The question that you asked is extremely important, it requires a whole lot of discussion. It’s one that I have not answered yet.

Hand to heart, I'd like to see him run as a Green.  That's where he fits best, and he could really help build the GPUS into the kind of player it is in Western Europe (particularly Germany).  A thriving democracy needs more options, but it just won't happen until we get the money out of our system, and there is simply too much entrenched opposition -- from the media, consultants, and even the electeds who profit from it -- for that to happen in my lifetime.  In a craft beer world, it's a shame that Americans only have Bud and Bud Lite from which to choose politically.

But if Sanders ran as a Democrat, he would disrupt the stale conventional wisdom and quake the so-called liberal party to its foundation.  And that also needs to badly happen.

Let's be clear: after yet another long, loud, somewhat divisive Democratic presidential primary season in 2016 -- as in 2008 -- Hillary Clinton would emerge as the nominee.  Not wounded either, but battle-hardened.  And Sanders will have accomplished as much of his task as is possible: pulling the establishment away from the right and back to the left.  And perhaps a few other beneficial things as well.

Good thing, because we're in for a couple of miserable years, as I take reckoning today.  Greg Abbott is more likely than not to be the next governor of the Great State, with Dan Patrick running the state Senate as lieutenant governor.  The Texas Legislature will be 2/3 majority in both houses, which gives the worst conservatives in the country carte blanche to do whatever they like.  The United States Senate stands a better than 50% chance of flipping red after November 2014, leaving Barack Obama without a working phone but with a pen he will have to use to veto every bill he gets from Congress.

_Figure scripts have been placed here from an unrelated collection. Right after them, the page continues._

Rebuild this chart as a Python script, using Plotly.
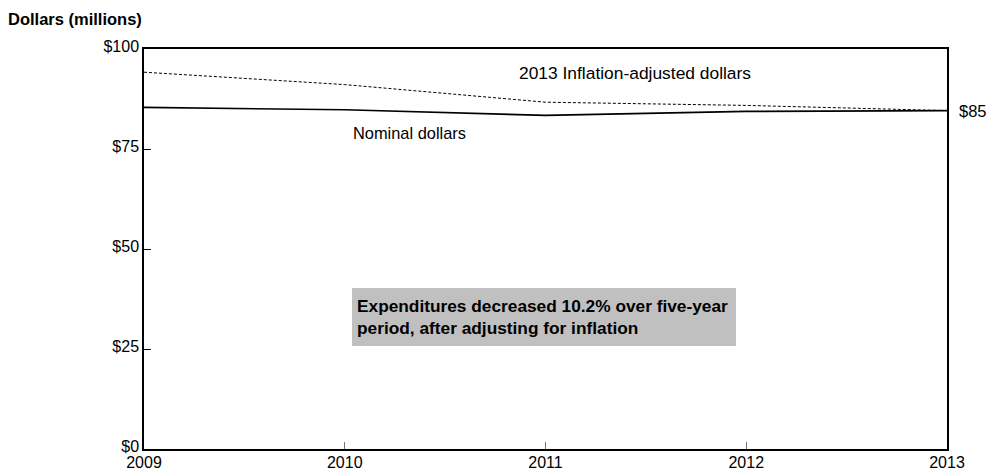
import plotly.graph_objects as go

years = [2009, 2010, 2011, 2012, 2013]
nominal = [85.4, 84.8, 83.4, 84.4, 84.6]
adjusted = [94.2, 91.1, 86.7, 85.9, 84.6]
y_ticks = [0, 25, 50, 75, 100]
y_tick_labels = ["$0", "$25", "$50", "$75", "$100"]
x_ticks = [2009, 2010, 2011, 2012, 2013]

FONT = "Liberation Sans, Arial, sans-serif"

fig = go.Figure()
fig.add_trace(go.Scatter(x=years, y=adjusted, mode="lines",
                         line=dict(color="black", width=1, dash="3px,2px"),
                         name="2013 Inflation-adjusted dollars"))
fig.add_trace(go.Scatter(x=years, y=nominal, mode="lines",
                         line=dict(color="black", width=1.6),
                         name="Nominal dollars"))

fig.update_layout(
    width=987, height=470,
    margin=dict(l=144, r=40, t=49, b=21),
    paper_bgcolor="white", plot_bgcolor="white",
    showlegend=False,
    font=dict(family=FONT, size=16, color="black"),
    title=dict(text="<b>Dollars (millions)</b>", x=8 / 987, xref="container", xanchor="left",
               y=1 - 19 / 470, yref="container", yanchor="middle",
               font=dict(size=16.5, family=FONT, color="black")),
    xaxis=dict(range=[2009, 2013], tickvals=x_ticks, ticktext=[str(v) for v in x_ticks],
               ticks="inside", ticklen=7, tickcolor="#777", tickwidth=1,
               showgrid=False, zeroline=False, automargin=False,
               showline=True, linecolor="black", linewidth=1.5, mirror=True,
               tickfont=dict(size=16), ticklabelstandoff=-2),
    yaxis=dict(range=[0, 100], tickvals=y_ticks, ticktext=y_tick_labels,
               ticks="inside", ticklen=7, tickcolor="black", tickwidth=1,
               showgrid=False, zeroline=False, automargin=False,
               showline=True, linecolor="black", linewidth=1.5, mirror=True,
               tickfont=dict(size=16), ticklabelshift=-3),
)

fig.add_annotation(x=2011.446, y=94.1, text="2013 Inflation-adjusted dollars",
                   showarrow=False, xanchor="center", yanchor="middle", font=dict(size=17.4))
fig.add_annotation(x=2010.03, y=79.1, text="Nominal dollars",
                   showarrow=False, xanchor="left", yanchor="middle", font=dict(size=16.4))
fig.add_annotation(x=2013, y=84.6, text="$85", showarrow=False,
                   xanchor="left", yanchor="middle", xshift=10, font=dict(size=16.5))
fig.add_annotation(x=2010.036, y=40.3,
                   text="<b>Expenditures decreased 10.2% over five-year<br>period, after adjusting for inflation</b>",
                   showarrow=False, xanchor="left", yanchor="top", align="left",
                   bgcolor="#c0c0c0", bordercolor="#c0c0c0", borderwidth=1,
                   width=374, height=48, borderpad=4,
                   font=dict(size=17.3))

fig.write_html("out.html", config={"displayModeBar": False},
               post_script="document.body.style.margin='0';document.body.style.overflow='hidden';")
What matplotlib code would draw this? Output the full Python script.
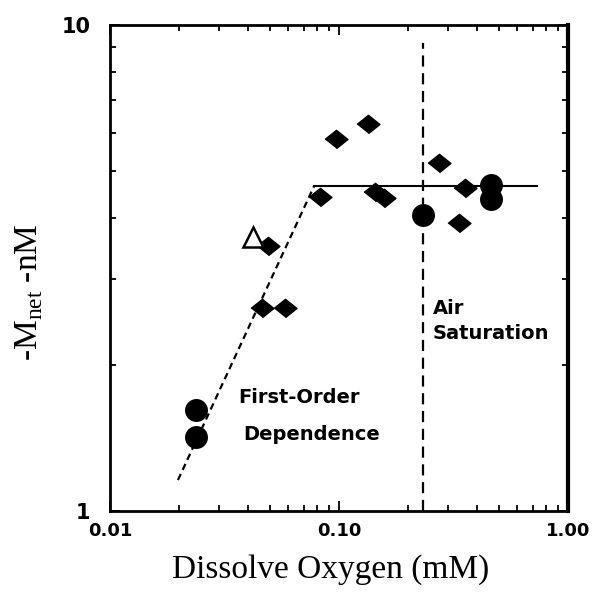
import matplotlib
matplotlib.use("Agg")
import matplotlib.pyplot as plt
from matplotlib.ticker import FixedLocator, FixedFormatter, LogLocator, NullFormatter

# Data
diamond_x = [0.049, 0.0462, 0.058, 0.0827, 0.097, 0.134, 0.1437, 0.158, 0.273, 0.355, 0.334]
diamond_y = [3.51, 2.62, 2.62, 4.43, 5.83, 6.26, 4.53, 4.41, 5.2, 4.62, 3.91]
circle_x = [0.0237, 0.0237, 0.233, 0.461, 0.461]
circle_y = [1.61, 1.42, 4.06, 4.69, 4.38]
triangle_x = [0.0421]
triangle_y = [3.66]
first_order_x = [0.0198, 0.0778]
first_order_y = [1.158, 4.66]
plateau_x = [0.0778, 0.73]
plateau_y = [4.66, 4.66]
air_sat_x = 0.233
air_sat_y = [1.0, 9.18]

x_ticks = [0.01, 0.1, 1.0]
x_tick_labels = ["0.01", "0.10", "1.00"]
y_ticks = [1, 10]
y_tick_labels = ["1", "10"]

fig = plt.figure(figsize=(5.97, 5.93), dpi=100)
ax = fig.add_axes([0.1843, 0.1383, 0.7671, 0.8195])
ax.set_xscale("log")
ax.set_yscale("log")
ax.set_xlim(0.01, 1.0)
ax.set_ylim(1, 10)

ax.plot(first_order_x, first_order_y, color="black", lw=1.6, ls=(0, (3, 2)))
ax.plot(plateau_x, plateau_y, color="black", lw=1.5)
ax.plot([air_sat_x, air_sat_x], air_sat_y, color="black", lw=1.6, ls=(0, (5, 3)))

diamond = [(-1, 0), (0, 0.8), (1, 0), (0, -0.8)]
ax.plot(diamond_x, diamond_y, ls="none", marker=diamond, ms=16.5, color="black")
ax.plot(circle_x, circle_y, ls="none", marker="o", ms=15.5, color="black")
ax.plot(triangle_x, triangle_y, ls="none", marker="^", ms=14, mfc="white", mec="black", mew=1.8)

ann = dict(fontsize=14, fontweight="bold", family="DejaVu Sans", va="center", ha="left")
ax.text(0.0362, 1.716, "First-Order", **ann)
ax.text(0.0381, 1.437, "Dependence", **ann)
ax.text(0.2573, 2.61, "Air", **ann)
ax.text(0.2573, 2.318, "Saturation", **ann)

ax.xaxis.set_major_locator(FixedLocator(x_ticks))
ax.xaxis.set_major_formatter(FixedFormatter(x_tick_labels))
ax.yaxis.set_major_locator(FixedLocator(y_ticks))
ax.yaxis.set_major_formatter(FixedFormatter(y_tick_labels))
ax.xaxis.set_minor_locator(LogLocator(base=10, subs=range(2, 10)))
ax.yaxis.set_minor_locator(LogLocator(base=10, subs=range(2, 10)))
ax.xaxis.set_minor_formatter(NullFormatter())
ax.yaxis.set_minor_formatter(NullFormatter())

ax.tick_params(which="both", direction="in", top=True, right=True, width=1.3, color="black")
ax.tick_params(which="major", length=7)
ax.tick_params(which="minor", length=4)
ax.tick_params(axis="x", labelsize=13, pad=8)
ax.tick_params(axis="y", labelsize=15, pad=14)
for lab in ax.get_xticklabels() + ax.get_yticklabels():
    lab.set_fontweight("bold")
    lab.set_family("DejaVu Sans")

for side in ["left", "bottom", "top"]:
    ax.spines[side].set_linewidth(2)
ax.spines["right"].set_linewidth(3)

ax.set_xlabel("Dissolve Oxygen (mM)", family="Liberation Serif", fontsize=24, labelpad=10)
ax.set_ylabel(r"-M$_{\mathregular{net}}$ -nM", family="Liberation Serif", fontsize=24, labelpad=12)
ax.xaxis.label.set_x(0.4825)
ax.yaxis.label.set_y(0.45)

fig.savefig("out.png", dpi=100)
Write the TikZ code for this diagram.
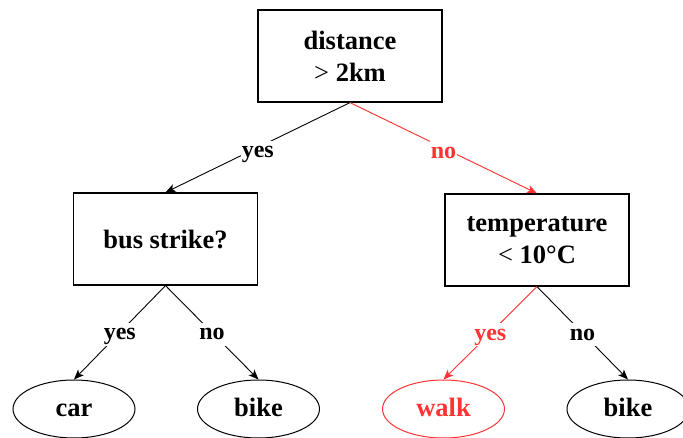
\documentclass[tikz,border=0pt]{standalone}
\usepackage{fontspec}
\setmainfont{Liberation Serif}
\usetikzlibrary{arrows.meta,shapes.geometric}
\definecolor{hot}{RGB}{255,51,51}
\begin{document}
\begin{tikzpicture}[x=1pt,y=-1pt,
  box/.style={draw,line width=1.2pt,minimum width=184pt,minimum height=92pt,align=center,font=\fontsize{26.5}{32}\selectfont\bfseries},
  leaf/.style={draw,ellipse,line width=1pt,minimum width=122pt,minimum height=58pt,inner sep=0pt,text height=19pt,text depth=3pt,font=\fontsize{26.5}{30}\selectfont\bfseries},
  conn/.style={line width=0.9pt,-{Stealth[length=10pt,width=8pt,inset=2.5pt]}},
  lbl/.style={fill=white,inner sep=1pt,text height=16pt,text depth=5pt,font=\fontsize{24}{28}\selectfont\bfseries}]
\useasboundingbox (0,0) rectangle (683,438);
\node[box] (root) at (350,56) {distance\\{\mdseries >} 2km};
\node[box] (bus) at (165.5,239) {bus strike?};
\node[box] (temp) at (537,240) {temperature\\{\mdseries <} 10°C};
\node[leaf] (car) at (74,409) {car};
\node[leaf] (bike1) at (258.5,409) {bike};
\node[leaf,draw=hot,text=hot] (walk) at (443.5,409) {walk};
\node[leaf] (bike2) at (628,409) {bike};
\draw[conn] (root.south) -- node[lbl,yshift=-5pt]{yes} (bus.north);
\draw[conn,draw=hot,fill=hot] (root.south) -- node[lbl,yshift=-5pt,text=hot]{no} (temp.north);
\draw[conn] (bus.south) -- node[lbl,yshift=-1.5pt]{yes} (car.north);
\draw[conn] (bus.south) -- node[lbl,yshift=-1.5pt]{no} (bike1.north);
\draw[conn,draw=hot,fill=hot] (temp.south) -- node[lbl,yshift=-1.5pt,text=hot]{yes} (walk.north);
\draw[conn] (temp.south) -- node[lbl,yshift=-1.5pt]{no} (bike2.north);
\end{tikzpicture}
\end{document}
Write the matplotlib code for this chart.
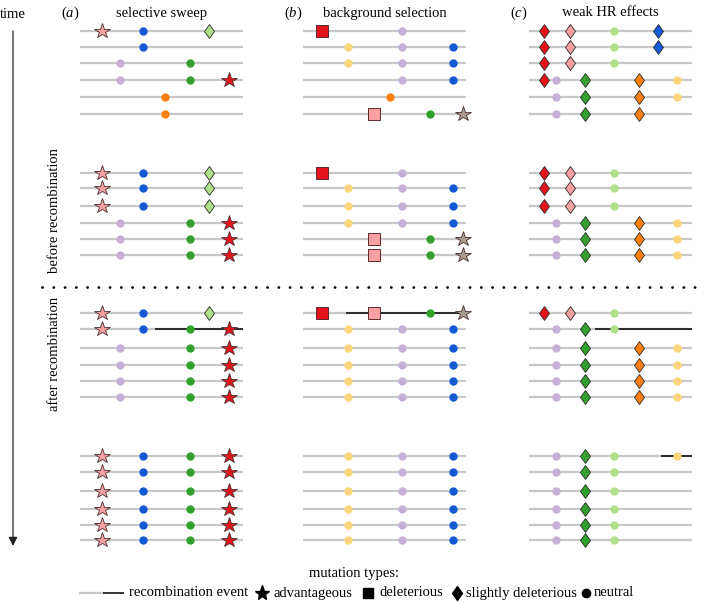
import matplotlib
matplotlib.use("Agg")
import matplotlib.pyplot as plt
from matplotlib.path import Path

plt.rcParams['font.family'] = ['Liberation Serif', 'DejaVu Serif']
plt.rcParams['mathtext.fontset'] = 'custom'
plt.rcParams['mathtext.rm'] = 'Liberation Serif'
plt.rcParams['mathtext.it'] = 'Liberation Serif:italic'

# ---------------- data ----------------
panel_labels = ['a', 'b', 'c']
panel_titles = ['selective sweep', 'background selection', 'weak HR effects']
stage_labels = ['before recombination', 'after recombination']

# (a) selective sweep: mutation -> position along chromosome (fraction), type, colour
sweep_names = ['adv1', 'neuP', 'neuB', 'neuO', 'neuG', 'sdelLG', 'adv2']
sweep_pos = [0.135, 0.245, 0.386, 0.52, 0.675, 0.79, 0.915]
sweep_type = ['adv', 'neu', 'neu', 'neu', 'neu', 'sdel', 'adv']
sweep_col = ['#f4a0a4', '#c7b0d8', '#1359d6', '#ff7f0e', '#32a02c', '#b2df8a', '#e3141c']
sweep_haps = [
    [['adv1', 'neuB', 'sdelLG'], ['neuB'], ['neuP', 'neuG'], ['neuP', 'neuG', 'adv2'], ['neuO'], ['neuO']],
    [['adv1', 'neuB', 'sdelLG']] * 3 + [['neuP', 'neuG', 'adv2']] * 3,
    [['adv1', 'neuB', 'sdelLG'], ['adv1', 'neuB', 'neuG', 'adv2']] + [['neuP', 'neuG', 'adv2']] * 4,
    [['adv1', 'neuB', 'neuG', 'adv2']] * 6,
]
sweep_recomb = [(2, 1, 0.46)]  # (block, row, start of recombined segment)

# (b) background selection
bgs_names = ['delR', 'neuY', 'delP', 'neuO', 'neuP', 'neuG', 'neuB', 'advG']
bgs_pos = [0.115, 0.275, 0.435, 0.535, 0.605, 0.78, 0.92, 0.98]
bgs_type = ['del', 'neu', 'del', 'neu', 'neu', 'neu', 'neu', 'adv']
bgs_col = ['#e3141c', '#fdd57a', '#f9a0a2', '#ff7f0e', '#c7b0d8', '#32a02c', '#1359d6', '#a69c92']
bgs_haps = [
    [['delR', 'neuP'], ['neuY', 'neuP', 'neuB'], ['neuY', 'neuP', 'neuB'], ['neuP', 'neuB'], ['neuO'], ['delP', 'neuG', 'advG']],
    [['delR', 'neuP']] + [['neuY', 'neuP', 'neuB']] * 3 + [['delP', 'neuG', 'advG']] * 2,
    [['delR', 'delP', 'neuG', 'advG']] + [['neuY', 'neuP', 'neuB']] * 5,
    [['neuY', 'neuP', 'neuB']] * 6,
]
bgs_recomb = [(2, 0, 0.265)]

# (c) weak Hill-Robertson effects
hr_names = ['sdR', 'neuP', 'sdP', 'sdG', 'neuLG', 'sdO', 'sdB', 'neuY']
hr_pos = [0.09, 0.165, 0.25, 0.345, 0.52, 0.675, 0.79, 0.905]
hr_type = ['sdel', 'neu', 'sdel', 'sdel', 'neu', 'sdel', 'sdel', 'neu']
hr_col = ['#e3141c', '#c7b0d8', '#f9a0a2', '#32a02c', '#b2df8a', '#ff7f0e', '#1359d6', '#fdd57a']
hr_haps = [
    [['sdR', 'sdP', 'neuLG', 'sdB'], ['sdR', 'sdP', 'neuLG', 'sdB'], ['sdR', 'sdP', 'neuLG'],
     ['sdR', 'neuP', 'sdG', 'sdO', 'neuY'], ['neuP', 'sdG', 'sdO', 'neuY'], ['neuP', 'sdG', 'sdO']],
    [['sdR', 'sdP', 'neuLG']] * 3 + [['neuP', 'sdG', 'sdO', 'neuY']] * 3,
    [['sdR', 'sdP', 'neuLG'], ['neuP', 'sdG', 'neuLG']] + [['neuP', 'sdG', 'sdO', 'neuY']] * 4,
    [['neuP', 'sdG', 'neuLG', 'neuY']] + [['neuP', 'sdG', 'neuLG']] * 5,
]
hr_recomb = [(2, 1, 0.405), (3, 0, 0.81)]

legend_labels = ['recombination event', 'advantageous', 'deleterious', 'slightly deleterious', 'neutral']

# ---------------- layout / style ----------------
W, H = 709, 602
panel_x0 = [80, 303, 529]
panel_len = 163
block_y0 = [31, 173, 313, 456]
row_off = [[0, 16, 32, 49, 66, 83],
           [0, 15, 33, 50, 66, 82],
           [0, 16, 35, 52, 68, 84],
           [0, 16, 35, 53, 69, 84]]

diamond = Path([(0, 1), (0.72, 0), (0, -1), (-0.72, 0), (0, 1)],
               [Path.MOVETO, Path.LINETO, Path.LINETO, Path.LINETO, Path.CLOSEPOLY])
mstyle = {
    'adv': dict(marker='*', ms=11.5, mec='#4a3030', mew=0.6),
    'del': dict(marker='s', ms=8.0, mec='#5a2a2a', mew=0.7),
    'sdel': dict(marker=diamond, ms=10.0, mec='#2a2a2a', mew=0.6),
    'neu': dict(marker='o', ms=6.0, mec='none', mew=0),
}
grey = '#c8c8c8'

fig = plt.figure(figsize=(W / 100, H / 100), dpi=100)
ax = fig.add_axes([0, 0, 1, 1])
ax.set_xlim(0, W)
ax.set_ylim(H, 0)
ax.axis('off')

panels = [
    (sweep_names, sweep_pos, sweep_type, sweep_col, sweep_haps, sweep_recomb),
    (bgs_names, bgs_pos, bgs_type, bgs_col, bgs_haps, bgs_recomb),
    (hr_names, hr_pos, hr_type, hr_col, hr_haps, hr_recomb),
]

for p, (names, pos, types, cols, haps, recs) in enumerate(panels):
    x0 = panel_x0[p]
    info = {n: (x0 + q * panel_len, t, c) for n, q, t, c in zip(names, pos, types, cols)}
    for b, block in enumerate(haps):
        for r, hap in enumerate(block):
            y = block_y0[b] + row_off[b][r]
            ax.plot([x0, x0 + panel_len], [y, y], color=grey, lw=1.6, zorder=1,
                    solid_capstyle='butt')
            for n in hap:
                x, t, c = info[n]
                ax.plot([x], [y], color=c, mfc=c, linestyle='none', zorder=3, **mstyle[t])
    for b, r, start in recs:
        y = block_y0[b] + row_off[b][r]
        ax.plot([x0 + start * panel_len, x0 + panel_len], [y, y], color='black', lw=1.1,
                zorder=2, solid_capstyle='butt')
    # titles
    ax.text(x0 - 10, 13, '(' + r'$\it{' + panel_labels[p] + '}$' + ')', ha='center', va='center',
            fontsize=10.5)
    ax.text(x0 + panel_len * 0.5, 13, panel_titles[p], ha='center', va='center', fontsize=10.5)

# time axis
ax.text(13, 14, 'time', ha='center', va='center', fontsize=10.5)
ax.annotate('', xy=(13, 546), xytext=(13, 31),
            arrowprops=dict(arrowstyle='-|>', color='#222222', lw=0.9, mutation_scale=13,
                            shrinkA=0, shrinkB=0))
ax.text(54, 211, stage_labels[0], rotation=90, ha='center', va='center', fontsize=10.5)
ax.text(54, 354, stage_labels[1], rotation=90, ha='center', va='center', fontsize=10.5)

# separator
ax.plot([42, 702], [287, 287], color='black', lw=2.0, linestyle=(0, (0.05, 4.0)),
        dash_capstyle='round')

# legend
ax.text(354, 573, 'mutation types:', ha='center', va='center', fontsize=10.5)
ly = 593
ax.plot([79, 103], [ly, ly], color=grey, lw=1.6, solid_capstyle='butt')
ax.plot([103, 124], [ly, ly], color='black', lw=1.1, solid_capstyle='butt')
ax.text(129, ly, legend_labels[0], ha='left', va='center', fontsize=10.5)
ax.plot([262], [ly], marker='*', ms=11, color='black', linestyle='none')
ax.text(274, ly, legend_labels[1], ha='left', va='center', fontsize=10.5)
ax.plot([368], [ly], marker='s', ms=7.5, color='black', linestyle='none')
ax.text(379, ly, legend_labels[2], ha='left', va='center', fontsize=10.5)
ax.plot([457], [ly], marker=diamond, ms=10, color='black', linestyle='none')
ax.text(466, ly, legend_labels[3], ha='left', va='center', fontsize=10.5)
ax.plot([586], [ly], marker='o', ms=6, color='black', linestyle='none')
ax.text(594, ly, legend_labels[4], ha='left', va='center', fontsize=10.5)

fig.savefig('out.png', dpi=100)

We ain't had no gridlock until you see what that looks like, folks.  No SCOTUS justices confirmed (to say nothing of appellate courts and Cabinet nominees), debt ceilings fail to get raised... just your basic governmental apocalypse, that's all.  Thanks, Tea Party!

But in 2016, another Democrat will get elected to the White House and the US Senate will flip back to blue.  Hell, the moderate Republicans may have even iced Ted Cruz by that time, after he loses to Hillary in an electoral landslide.  He returns to being a loud-mouthed backbencher in the upper chamber, though, so not exactly the most fortuitous outcome.  You can't have everything.

Bernie Sanders running for president shakes up the Etch-A-Sketch a little.  Not enough, but it's as close to a revolution as America is capable of.